In the original version of RE2, Mr. X was effectively a slightly lamer Nemesis. He wasn't anything truly interesting to face, he was just a Big Boy Threat, unlike his new integration which is so fucking good.
I am so fucking scared about RE3make's Nemesis now.
one thing i am actually scared of (in a meta sense) is Capcom wanting to play into the Mr X memes with Nemesis, and turning him into the BOW equivalent of Poochie. like giving Nemesis a boombox or using DMX in the trailer or something
See thats bullshit because the island had regenerators and iron maidens. Those were terrifying.
I kinda wish the RPD had more evidence of Nemesis, since the first half of RE3 takes place before RE2. Like, the window before the stairs near the dark room should be busted where he jumped through, and maybe there could be some big holes in the wall where he fired his rocket launcher, and some purple blood splattered on the ground in some areas.
I'm not seeing anything wrong with that.
I did not find those scary, and you're definitely downplaying the lameness of the island as a whole. It was pure RE5-like action.
I laughed pretty hard at the "RE6 is bad because of RE4" thing.

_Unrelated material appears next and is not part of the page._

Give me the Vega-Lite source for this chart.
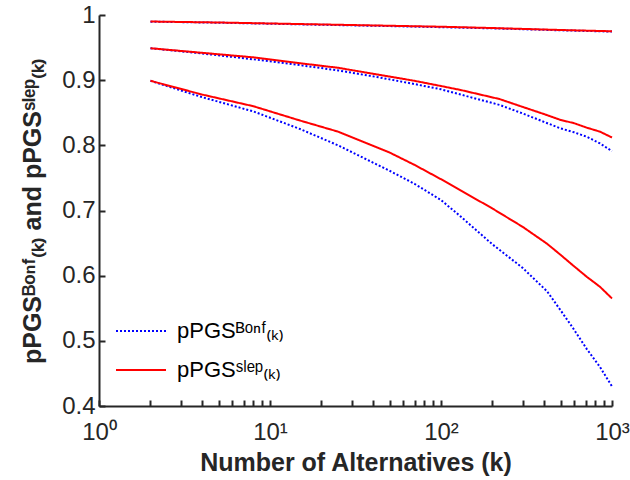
{
  "$schema": "https://vega.github.io/schema/vega-lite/v6.json",
  "width": 513,
  "height": 391,
  "autosize": "none",
  "padding": {"left": 99, "top": 15, "right": 18, "bottom": 74},
  "background": "white",
  "config": {
    "font": "Liberation Sans",
    "view": {"stroke": null},
    "axis": {
      "domainColor": "#262626",
      "domainWidth": 2,
      "tickColor": "#262626",
      "tickWidth": 2,
      "tickSize": -6,
      "labelColor": "#262626",
      "labelFont": "Liberation Sans",
      "labelFontSize": 24,
      "titleColor": "#262626",
      "titleFont": "Liberation Sans",
      "titleFontWeight": "bold",
      "grid": false
    }
  },
  "data": {
    "values": [
      {"k": 2, "v": 0.9898, "series": "Bonf", "group": "t"},
      {"k": 5, "v": 0.9882, "series": "Bonf", "group": "t"},
      {"k": 10, "v": 0.9866, "series": "Bonf", "group": "t"},
      {"k": 20, "v": 0.985, "series": "Bonf", "group": "t"},
      {"k": 50, "v": 0.983, "series": "Bonf", "group": "t"},
      {"k": 100, "v": 0.9813, "series": "Bonf", "group": "t"},
      {"k": 200, "v": 0.9795, "series": "Bonf", "group": "t"},
      {"k": 500, "v": 0.9765, "series": "Bonf", "group": "t"},
      {"k": 1000, "v": 0.9745, "series": "Bonf", "group": "t"},

      {"k": 2, "v": 0.949, "series": "Bonf", "group": "m"},
      {"k": 4, "v": 0.941, "series": "Bonf", "group": "m"},
      {"k": 8, "v": 0.932, "series": "Bonf", "group": "m"},
      {"k": 15, "v": 0.923, "series": "Bonf", "group": "m"},
      {"k": 25, "v": 0.915, "series": "Bonf", "group": "m"},
      {"k": 44, "v": 0.904, "series": "Bonf", "group": "m"},
      {"k": 70, "v": 0.894, "series": "Bonf", "group": "m"},
      {"k": 100, "v": 0.886, "series": "Bonf", "group": "m"},
      {"k": 130, "v": 0.878, "series": "Bonf", "group": "m"},
      {"k": 220, "v": 0.862, "series": "Bonf", "group": "m"},
      {"k": 300, "v": 0.849, "series": "Bonf", "group": "m"},
      {"k": 400, "v": 0.836, "series": "Bonf", "group": "m"},
      {"k": 500, "v": 0.826, "series": "Bonf", "group": "m"},
      {"k": 600, "v": 0.82, "series": "Bonf", "group": "m"},
      {"k": 714, "v": 0.813, "series": "Bonf", "group": "m"},
      {"k": 850, "v": 0.803, "series": "Bonf", "group": "m"},
      {"k": 1000, "v": 0.791, "series": "Bonf", "group": "m"},

      {"k": 2, "v": 0.899, "series": "Bonf", "group": "b"},
      {"k": 4, "v": 0.874, "series": "Bonf", "group": "b"},
      {"k": 8, "v": 0.852, "series": "Bonf", "group": "b"},
      {"k": 15, "v": 0.825, "series": "Bonf", "group": "b"},
      {"k": 25, "v": 0.8, "series": "Bonf", "group": "b"},
      {"k": 50, "v": 0.761, "series": "Bonf", "group": "b"},
      {"k": 70, "v": 0.741, "series": "Bonf", "group": "b"},
      {"k": 100, "v": 0.716, "series": "Bonf", "group": "b"},
      {"k": 130, "v": 0.691, "series": "Bonf", "group": "b"},
      {"k": 200, "v": 0.648, "series": "Bonf", "group": "b"},
      {"k": 300, "v": 0.612, "series": "Bonf", "group": "b"},
      {"k": 417, "v": 0.576, "series": "Bonf", "group": "b"},
      {"k": 500, "v": 0.547, "series": "Bonf", "group": "b"},
      {"k": 590, "v": 0.52, "series": "Bonf", "group": "b"},
      {"k": 714, "v": 0.487, "series": "Bonf", "group": "b"},
      {"k": 850, "v": 0.46, "series": "Bonf", "group": "b"},
      {"k": 1000, "v": 0.43, "series": "Bonf", "group": "b"},

      {"k": 2, "v": 0.99, "series": "Slep", "group": "t"},
      {"k": 5, "v": 0.9885, "series": "Slep", "group": "t"},
      {"k": 10, "v": 0.987, "series": "Slep", "group": "t"},
      {"k": 20, "v": 0.9855, "series": "Slep", "group": "t"},
      {"k": 50, "v": 0.9835, "series": "Slep", "group": "t"},
      {"k": 100, "v": 0.982, "series": "Slep", "group": "t"},
      {"k": 200, "v": 0.98, "series": "Slep", "group": "t"},
      {"k": 500, "v": 0.977, "series": "Slep", "group": "t"},
      {"k": 1000, "v": 0.975, "series": "Slep", "group": "t"},

      {"k": 2, "v": 0.949, "series": "Slep", "group": "m"},
      {"k": 4, "v": 0.942, "series": "Slep", "group": "m"},
      {"k": 8, "v": 0.935, "series": "Slep", "group": "m"},
      {"k": 15, "v": 0.926, "series": "Slep", "group": "m"},
      {"k": 25, "v": 0.919, "series": "Slep", "group": "m"},
      {"k": 44, "v": 0.908, "series": "Slep", "group": "m"},
      {"k": 70, "v": 0.899, "series": "Slep", "group": "m"},
      {"k": 100, "v": 0.891, "series": "Slep", "group": "m"},
      {"k": 130, "v": 0.885, "series": "Slep", "group": "m"},
      {"k": 220, "v": 0.871, "series": "Slep", "group": "m"},
      {"k": 300, "v": 0.859, "series": "Slep", "group": "m"},
      {"k": 400, "v": 0.848, "series": "Slep", "group": "m"},
      {"k": 500, "v": 0.839, "series": "Slep", "group": "m"},
      {"k": 600, "v": 0.834, "series": "Slep", "group": "m"},
      {"k": 714, "v": 0.827, "series": "Slep", "group": "m"},
      {"k": 850, "v": 0.821, "series": "Slep", "group": "m"},
      {"k": 1000, "v": 0.812, "series": "Slep", "group": "m"},

      {"k": 2, "v": 0.899, "series": "Slep", "group": "b"},
      {"k": 4, "v": 0.878, "series": "Slep", "group": "b"},
      {"k": 8, "v": 0.86, "series": "Slep", "group": "b"},
      {"k": 15, "v": 0.838, "series": "Slep", "group": "b"},
      {"k": 25, "v": 0.821, "series": "Slep", "group": "b"},
      {"k": 50, "v": 0.789, "series": "Slep", "group": "b"},
      {"k": 70, "v": 0.77, "series": "Slep", "group": "b"},
      {"k": 100, "v": 0.748, "series": "Slep", "group": "b"},
      {"k": 130, "v": 0.731, "series": "Slep", "group": "b"},
      {"k": 200, "v": 0.703, "series": "Slep", "group": "b"},
      {"k": 300, "v": 0.675, "series": "Slep", "group": "b"},
      {"k": 417, "v": 0.649, "series": "Slep", "group": "b"},
      {"k": 500, "v": 0.632, "series": "Slep", "group": "b"},
      {"k": 590, "v": 0.616, "series": "Slep", "group": "b"},
      {"k": 714, "v": 0.598, "series": "Slep", "group": "b"},
      {"k": 850, "v": 0.583, "series": "Slep", "group": "b"},
      {"k": 1000, "v": 0.565, "series": "Slep", "group": "b"}
    ]
  },
  "mark": {"type": "line", "strokeWidth": 2, "clip": false},
  "encoding": {
    "x": {
      "field": "k",
      "type": "quantitative",
      "scale": {"type": "log", "domain": [1, 1000], "nice": false},
      "axis": {
        "values": [1, 2, 3, 4, 5, 6, 7, 8, 9, 10, 20, 30, 40, 50, 60, 70, 80, 90, 100, 200, 300, 400, 500, 600, 700, 800, 900, 1000],
        "labelExpr": "datum.value == 1 ? '10⁰' : datum.value == 10 ? '10¹' : datum.value == 100 ? '10²' : datum.value == 1000 ? '10³' : ''",
        "labelPadding": 20,
        "labelFlush": false,
        "labelOverlap": false,
        "title": "Number of Alternatives (k)",
        "titleFontSize": 25,
        "titlePadding": 6
      }
    },
    "y": {
      "field": "v",
      "type": "quantitative",
      "scale": {"domain": [0.4, 1], "nice": false, "zero": false},
      "axis": {
        "values": [0.4, 0.5, 0.6, 0.7, 0.8, 0.9, 1],
        "labelExpr": "datum.value == 1 ? '1' : format(datum.value, '.1f')",
        "labelPadding": 10,
        "title": "pPGSᴮᵒⁿᶠ₍ₖ₎ and pPGSˢˡᵉᵖ₍ₖ₎",
        "titleFontSize": 25,
        "titlePadding": 16
      }
    },
    "detail": {"field": "group"},
    "color": {
      "field": "series",
      "type": "nominal",
      "scale": {"domain": ["Bonf", "Slep"], "range": ["#0000ff", "#ff0000"]},
      "legend": {
        "title": null,
        "orient": "none",
        "legendX": 16,
        "legendY": 290,
        "labelExpr": "datum.value == 'Bonf' ? 'pPGSᴮᵒⁿᶠ₍ₖ₎' : 'pPGSˢˡᵉᵖ₍ₖ₎'",
        "labelFontSize": 22,
        "labelColor": "#000000",
        "labelFont": "Liberation Sans",
        "symbolType": "stroke",
        "symbolSize": 2500,
        "symbolStrokeWidth": 2,
        "rowPadding": 2,
        "labelOffset": 10
      }
    },
    "strokeDash": {
      "field": "series",
      "type": "nominal",
      "scale": {"domain": ["Bonf", "Slep"], "range": [[2, 2], [1, 0]]},
      "legend": null
    }
  }
}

That was not said or implied at all. I simply said that RE4 shifts in tone massively after you get to the island, which doesn't make it a bad game yet can be taken as an hint of where the serie would go
from there with RE5 and RE6 basically being glorified action shooter in third person.
The only thing about the island that I thought was goofy were the fat minigun dudes. Other than that, there were still some tense moments. Most of the indoor areas still retained that creepy feel. It was the outdoor sections that were action packed.
Hardly. I mean, yeah it become more of a gauntlet but it's an army base it make sense setting wise.
I admit it's been a while since I've gone through RE4 but I don't remember getting to the army base and going "Huh, this feels like a different game".
Well perhaps I wasn't talking about you?
"I did it. I completed Resident Evil 6 all on my own. *groan*
This game is evidence that RE4 made Capcom stupid."